■ **Written task**: Every line from the first one to the line containing "(-0.634,-0.464) rectangle (7.08,5.123);" should be echoed exactly; leave out the rest.

### Supplied records

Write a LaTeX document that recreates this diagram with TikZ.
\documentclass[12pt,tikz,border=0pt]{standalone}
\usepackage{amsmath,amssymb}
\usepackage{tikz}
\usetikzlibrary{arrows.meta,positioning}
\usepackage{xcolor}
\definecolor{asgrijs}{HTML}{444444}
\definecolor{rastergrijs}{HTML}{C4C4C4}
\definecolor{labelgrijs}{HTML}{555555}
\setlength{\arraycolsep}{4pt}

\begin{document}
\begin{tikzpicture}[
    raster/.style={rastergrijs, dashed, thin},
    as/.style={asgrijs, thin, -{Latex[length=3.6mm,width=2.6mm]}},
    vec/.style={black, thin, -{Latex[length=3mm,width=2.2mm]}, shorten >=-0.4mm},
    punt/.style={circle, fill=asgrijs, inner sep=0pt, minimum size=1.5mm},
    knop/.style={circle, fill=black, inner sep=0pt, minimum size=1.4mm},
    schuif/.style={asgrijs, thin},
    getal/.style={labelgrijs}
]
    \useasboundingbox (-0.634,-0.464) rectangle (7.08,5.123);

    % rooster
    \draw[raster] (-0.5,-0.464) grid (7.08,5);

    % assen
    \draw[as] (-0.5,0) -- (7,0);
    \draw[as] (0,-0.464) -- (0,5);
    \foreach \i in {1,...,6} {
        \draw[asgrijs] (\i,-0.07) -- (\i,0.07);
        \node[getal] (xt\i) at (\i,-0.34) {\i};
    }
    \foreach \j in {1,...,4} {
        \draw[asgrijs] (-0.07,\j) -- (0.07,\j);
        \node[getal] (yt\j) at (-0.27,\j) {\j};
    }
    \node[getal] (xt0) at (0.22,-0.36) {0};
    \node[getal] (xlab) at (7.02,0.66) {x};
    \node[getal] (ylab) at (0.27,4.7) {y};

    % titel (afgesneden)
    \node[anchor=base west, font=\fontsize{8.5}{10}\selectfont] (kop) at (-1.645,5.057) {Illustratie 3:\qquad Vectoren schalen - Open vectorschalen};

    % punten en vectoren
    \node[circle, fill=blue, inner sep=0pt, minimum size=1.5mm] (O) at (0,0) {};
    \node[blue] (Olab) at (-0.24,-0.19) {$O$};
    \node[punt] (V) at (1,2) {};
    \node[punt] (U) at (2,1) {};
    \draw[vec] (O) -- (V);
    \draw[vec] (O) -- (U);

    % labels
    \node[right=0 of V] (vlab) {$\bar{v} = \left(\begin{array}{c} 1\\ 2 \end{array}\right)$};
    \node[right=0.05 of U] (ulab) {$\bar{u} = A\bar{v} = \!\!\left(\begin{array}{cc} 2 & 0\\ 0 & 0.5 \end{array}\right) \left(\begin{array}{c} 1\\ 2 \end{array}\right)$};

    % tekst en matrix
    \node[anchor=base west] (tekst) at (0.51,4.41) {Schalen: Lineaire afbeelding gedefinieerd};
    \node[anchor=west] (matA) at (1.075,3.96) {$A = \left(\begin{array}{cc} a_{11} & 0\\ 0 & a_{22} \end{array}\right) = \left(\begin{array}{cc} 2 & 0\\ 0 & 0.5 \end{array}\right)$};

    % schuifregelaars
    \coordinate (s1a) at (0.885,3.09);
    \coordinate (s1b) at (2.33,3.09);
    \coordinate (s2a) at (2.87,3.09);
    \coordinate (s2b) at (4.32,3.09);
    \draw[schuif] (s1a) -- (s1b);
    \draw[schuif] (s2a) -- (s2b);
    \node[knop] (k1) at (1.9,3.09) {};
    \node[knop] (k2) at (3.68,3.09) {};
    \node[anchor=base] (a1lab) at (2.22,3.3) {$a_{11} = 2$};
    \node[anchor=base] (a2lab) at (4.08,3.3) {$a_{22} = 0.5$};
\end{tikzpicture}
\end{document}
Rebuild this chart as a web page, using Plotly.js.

######

■ **Result for this exercise**:
Write a LaTeX document that recreates this diagram with TikZ.
\documentclass[12pt,tikz,border=0pt]{standalone}
\usepackage{amsmath,amssymb}
\usepackage{tikz}
\usetikzlibrary{arrows.meta,positioning}
\usepackage{xcolor}
\definecolor{asgrijs}{HTML}{444444}
\definecolor{rastergrijs}{HTML}{C4C4C4}
\definecolor{labelgrijs}{HTML}{555555}
\setlength{\arraycolsep}{4pt}

\begin{document}
\begin{tikzpicture}[
    raster/.style={rastergrijs, dashed, thin},
    as/.style={asgrijs, thin, -{Latex[length=3.6mm,width=2.6mm]}},
    vec/.style={black, thin, -{Latex[length=3mm,width=2.2mm]}, shorten >=-0.4mm},
    punt/.style={circle, fill=asgrijs, inner sep=0pt, minimum size=1.5mm},
    knop/.style={circle, fill=black, inner sep=0pt, minimum size=1.4mm},
    schuif/.style={asgrijs, thin},
    getal/.style={labelgrijs}
]
    \useasboundingbox (-0.634,-0.464) rectangle (7.08,5.123);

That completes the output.